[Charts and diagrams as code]
-*-*-

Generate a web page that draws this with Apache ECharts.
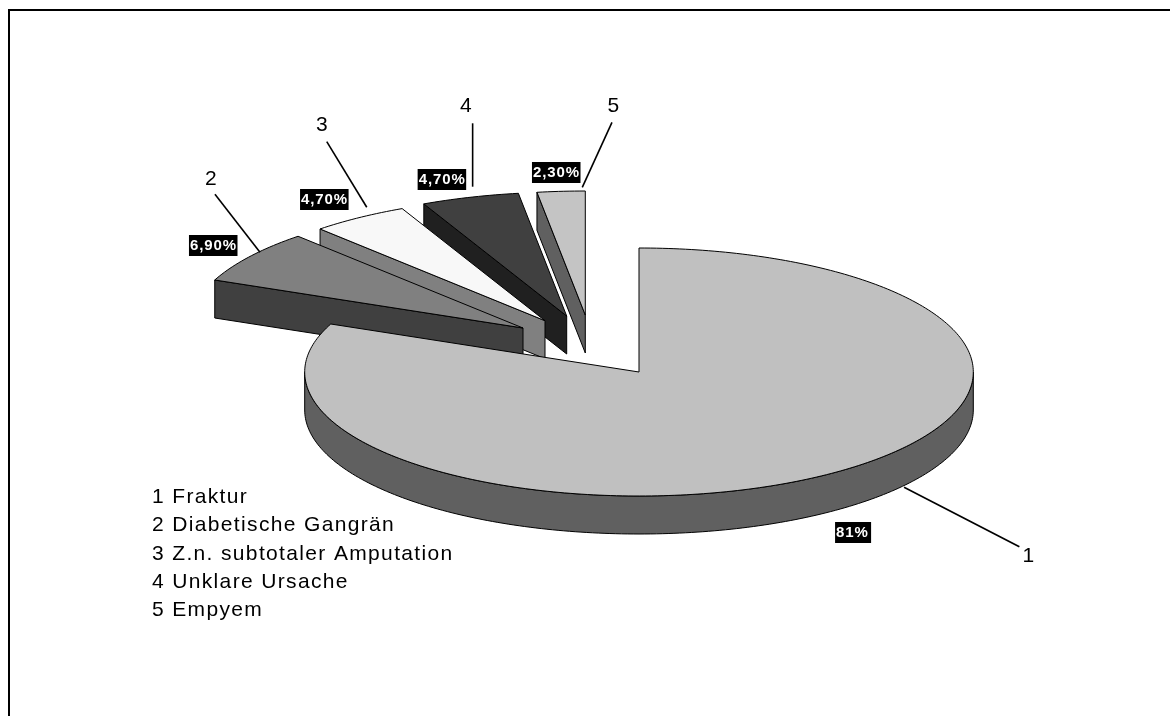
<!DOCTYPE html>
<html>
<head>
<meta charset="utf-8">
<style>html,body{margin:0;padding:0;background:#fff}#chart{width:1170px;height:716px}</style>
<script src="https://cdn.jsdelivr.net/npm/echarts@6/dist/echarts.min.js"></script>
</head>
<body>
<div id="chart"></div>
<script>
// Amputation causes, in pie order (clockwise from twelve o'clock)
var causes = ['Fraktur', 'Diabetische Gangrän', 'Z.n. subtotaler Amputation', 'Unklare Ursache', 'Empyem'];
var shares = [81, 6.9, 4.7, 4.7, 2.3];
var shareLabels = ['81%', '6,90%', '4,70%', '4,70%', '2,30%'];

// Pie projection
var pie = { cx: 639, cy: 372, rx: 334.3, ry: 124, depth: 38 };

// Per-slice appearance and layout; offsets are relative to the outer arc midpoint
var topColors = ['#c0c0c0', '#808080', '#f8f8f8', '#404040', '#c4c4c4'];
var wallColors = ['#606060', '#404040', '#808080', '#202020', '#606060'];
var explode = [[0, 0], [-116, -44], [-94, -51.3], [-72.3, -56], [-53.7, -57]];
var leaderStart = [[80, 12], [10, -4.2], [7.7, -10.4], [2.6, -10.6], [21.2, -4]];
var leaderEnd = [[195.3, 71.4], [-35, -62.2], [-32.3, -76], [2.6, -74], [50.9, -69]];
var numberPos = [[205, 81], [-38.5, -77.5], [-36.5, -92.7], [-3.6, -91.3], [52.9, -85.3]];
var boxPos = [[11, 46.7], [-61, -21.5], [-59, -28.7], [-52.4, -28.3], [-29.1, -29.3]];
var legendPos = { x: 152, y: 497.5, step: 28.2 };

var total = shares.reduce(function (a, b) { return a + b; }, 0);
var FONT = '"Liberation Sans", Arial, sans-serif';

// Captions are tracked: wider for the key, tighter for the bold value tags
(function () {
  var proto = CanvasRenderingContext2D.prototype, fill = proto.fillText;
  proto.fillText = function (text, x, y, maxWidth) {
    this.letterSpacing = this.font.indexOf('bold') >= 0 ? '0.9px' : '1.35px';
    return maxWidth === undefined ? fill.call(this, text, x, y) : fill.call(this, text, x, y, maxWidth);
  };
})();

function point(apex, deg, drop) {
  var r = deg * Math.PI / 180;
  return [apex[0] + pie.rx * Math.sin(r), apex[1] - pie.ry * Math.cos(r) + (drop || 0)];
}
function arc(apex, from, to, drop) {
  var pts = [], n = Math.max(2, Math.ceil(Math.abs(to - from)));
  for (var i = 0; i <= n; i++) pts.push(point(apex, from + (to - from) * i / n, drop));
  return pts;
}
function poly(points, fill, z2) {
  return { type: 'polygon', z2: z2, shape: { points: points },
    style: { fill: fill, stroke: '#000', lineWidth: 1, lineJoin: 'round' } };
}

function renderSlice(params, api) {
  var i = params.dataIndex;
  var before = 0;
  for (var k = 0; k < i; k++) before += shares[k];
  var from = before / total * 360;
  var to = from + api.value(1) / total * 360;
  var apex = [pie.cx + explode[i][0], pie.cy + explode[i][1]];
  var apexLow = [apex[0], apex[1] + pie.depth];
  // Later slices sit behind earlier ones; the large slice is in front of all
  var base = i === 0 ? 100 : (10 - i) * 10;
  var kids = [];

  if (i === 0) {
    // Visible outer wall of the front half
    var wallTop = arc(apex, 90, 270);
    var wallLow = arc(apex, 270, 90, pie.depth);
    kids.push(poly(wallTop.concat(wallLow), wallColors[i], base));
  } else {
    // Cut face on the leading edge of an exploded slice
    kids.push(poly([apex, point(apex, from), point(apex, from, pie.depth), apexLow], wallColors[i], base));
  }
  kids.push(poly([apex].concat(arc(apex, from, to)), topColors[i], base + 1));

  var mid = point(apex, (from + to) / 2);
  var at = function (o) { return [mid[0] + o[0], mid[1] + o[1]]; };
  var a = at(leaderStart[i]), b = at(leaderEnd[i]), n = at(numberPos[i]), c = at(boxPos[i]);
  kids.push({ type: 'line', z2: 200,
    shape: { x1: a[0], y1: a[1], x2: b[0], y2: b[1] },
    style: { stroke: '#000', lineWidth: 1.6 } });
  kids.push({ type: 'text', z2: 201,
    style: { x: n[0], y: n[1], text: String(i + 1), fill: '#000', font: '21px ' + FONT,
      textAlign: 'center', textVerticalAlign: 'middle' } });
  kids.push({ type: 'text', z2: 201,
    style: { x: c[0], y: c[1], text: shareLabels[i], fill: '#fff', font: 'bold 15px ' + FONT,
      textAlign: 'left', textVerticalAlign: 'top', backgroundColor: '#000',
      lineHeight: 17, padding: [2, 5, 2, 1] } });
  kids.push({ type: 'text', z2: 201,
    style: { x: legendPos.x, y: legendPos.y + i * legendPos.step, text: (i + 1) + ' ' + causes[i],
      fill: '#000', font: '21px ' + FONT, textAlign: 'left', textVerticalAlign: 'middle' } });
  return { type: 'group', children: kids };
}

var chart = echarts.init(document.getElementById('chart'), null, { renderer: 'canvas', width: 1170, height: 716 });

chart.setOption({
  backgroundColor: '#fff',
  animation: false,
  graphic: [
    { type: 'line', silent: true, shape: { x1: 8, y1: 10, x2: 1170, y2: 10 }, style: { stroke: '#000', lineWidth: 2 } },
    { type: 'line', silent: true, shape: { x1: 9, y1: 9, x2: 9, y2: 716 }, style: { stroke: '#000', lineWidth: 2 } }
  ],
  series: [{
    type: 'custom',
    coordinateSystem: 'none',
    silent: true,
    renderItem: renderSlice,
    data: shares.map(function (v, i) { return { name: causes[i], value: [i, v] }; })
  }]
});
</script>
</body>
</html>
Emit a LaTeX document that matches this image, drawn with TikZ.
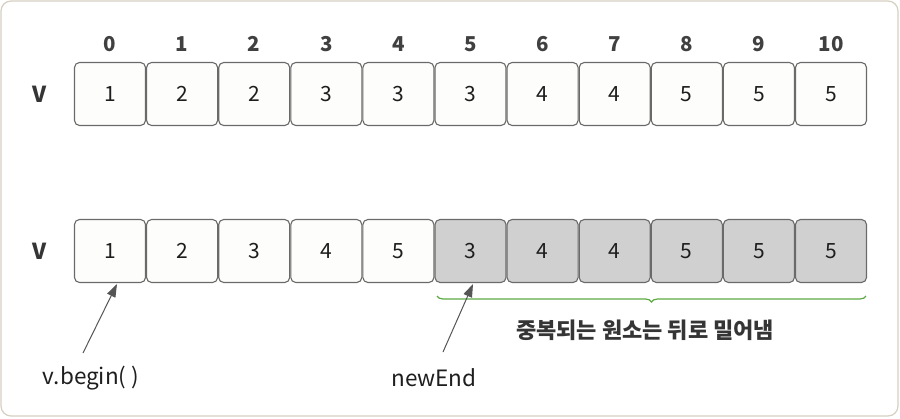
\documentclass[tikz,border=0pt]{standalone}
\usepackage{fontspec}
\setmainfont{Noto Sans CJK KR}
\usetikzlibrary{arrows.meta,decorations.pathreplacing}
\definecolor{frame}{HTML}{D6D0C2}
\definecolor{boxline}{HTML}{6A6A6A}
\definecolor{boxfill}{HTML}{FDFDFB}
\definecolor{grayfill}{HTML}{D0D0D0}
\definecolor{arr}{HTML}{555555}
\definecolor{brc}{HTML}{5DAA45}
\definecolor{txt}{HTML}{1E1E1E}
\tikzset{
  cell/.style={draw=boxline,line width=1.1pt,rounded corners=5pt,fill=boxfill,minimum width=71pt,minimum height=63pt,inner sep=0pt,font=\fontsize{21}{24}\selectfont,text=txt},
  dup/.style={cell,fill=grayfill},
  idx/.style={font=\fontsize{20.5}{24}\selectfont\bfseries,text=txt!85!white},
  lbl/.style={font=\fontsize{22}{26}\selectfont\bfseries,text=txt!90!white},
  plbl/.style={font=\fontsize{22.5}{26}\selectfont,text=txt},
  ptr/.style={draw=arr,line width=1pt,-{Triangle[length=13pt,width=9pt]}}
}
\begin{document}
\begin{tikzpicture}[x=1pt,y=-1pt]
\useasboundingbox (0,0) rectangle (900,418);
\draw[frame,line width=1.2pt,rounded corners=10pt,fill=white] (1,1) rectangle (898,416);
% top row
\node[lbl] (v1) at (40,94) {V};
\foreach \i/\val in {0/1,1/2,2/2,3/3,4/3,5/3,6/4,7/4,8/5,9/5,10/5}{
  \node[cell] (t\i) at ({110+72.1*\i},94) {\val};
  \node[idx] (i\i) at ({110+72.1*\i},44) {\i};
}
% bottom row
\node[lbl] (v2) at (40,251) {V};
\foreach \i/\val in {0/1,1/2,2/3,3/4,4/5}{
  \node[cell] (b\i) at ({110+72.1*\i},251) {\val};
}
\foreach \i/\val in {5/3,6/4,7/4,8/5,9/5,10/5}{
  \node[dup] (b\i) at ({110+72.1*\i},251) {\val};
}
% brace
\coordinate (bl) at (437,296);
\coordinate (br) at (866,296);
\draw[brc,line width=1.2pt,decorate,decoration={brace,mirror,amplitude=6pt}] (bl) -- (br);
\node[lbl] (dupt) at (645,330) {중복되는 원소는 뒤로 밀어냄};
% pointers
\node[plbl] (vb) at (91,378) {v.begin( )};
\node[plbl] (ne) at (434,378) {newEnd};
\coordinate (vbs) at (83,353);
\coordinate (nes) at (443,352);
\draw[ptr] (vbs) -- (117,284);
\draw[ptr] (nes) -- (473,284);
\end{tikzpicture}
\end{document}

-*-*-

Exercise description –
Restate word for word every line from the top of the entries above to the line with "124, depth: 38", inclusive, and skip any pictures.

Finished exercise –
Generate a web page that draws this with Apache ECharts.
<!DOCTYPE html>
<html>
<head>
<meta charset="utf-8">
<style>html,body{margin:0;padding:0;background:#fff}#chart{width:1170px;height:716px}</style>
<script src="https://cdn.jsdelivr.net/npm/echarts@6/dist/echarts.min.js"></script>
</head>
<body>
<div id="chart"></div>
<script>
// Amputation causes, in pie order (clockwise from twelve o'clock)
var causes = ['Fraktur', 'Diabetische Gangrän', 'Z.n. subtotaler Amputation', 'Unklare Ursache', 'Empyem'];
var shares = [81, 6.9, 4.7, 4.7, 2.3];
var shareLabels = ['81%', '6,90%', '4,70%', '4,70%', '2,30%'];

// Pie projection
var pie = { cx: 639, cy: 372, rx: 334.3, ry: 124, depth: 38 };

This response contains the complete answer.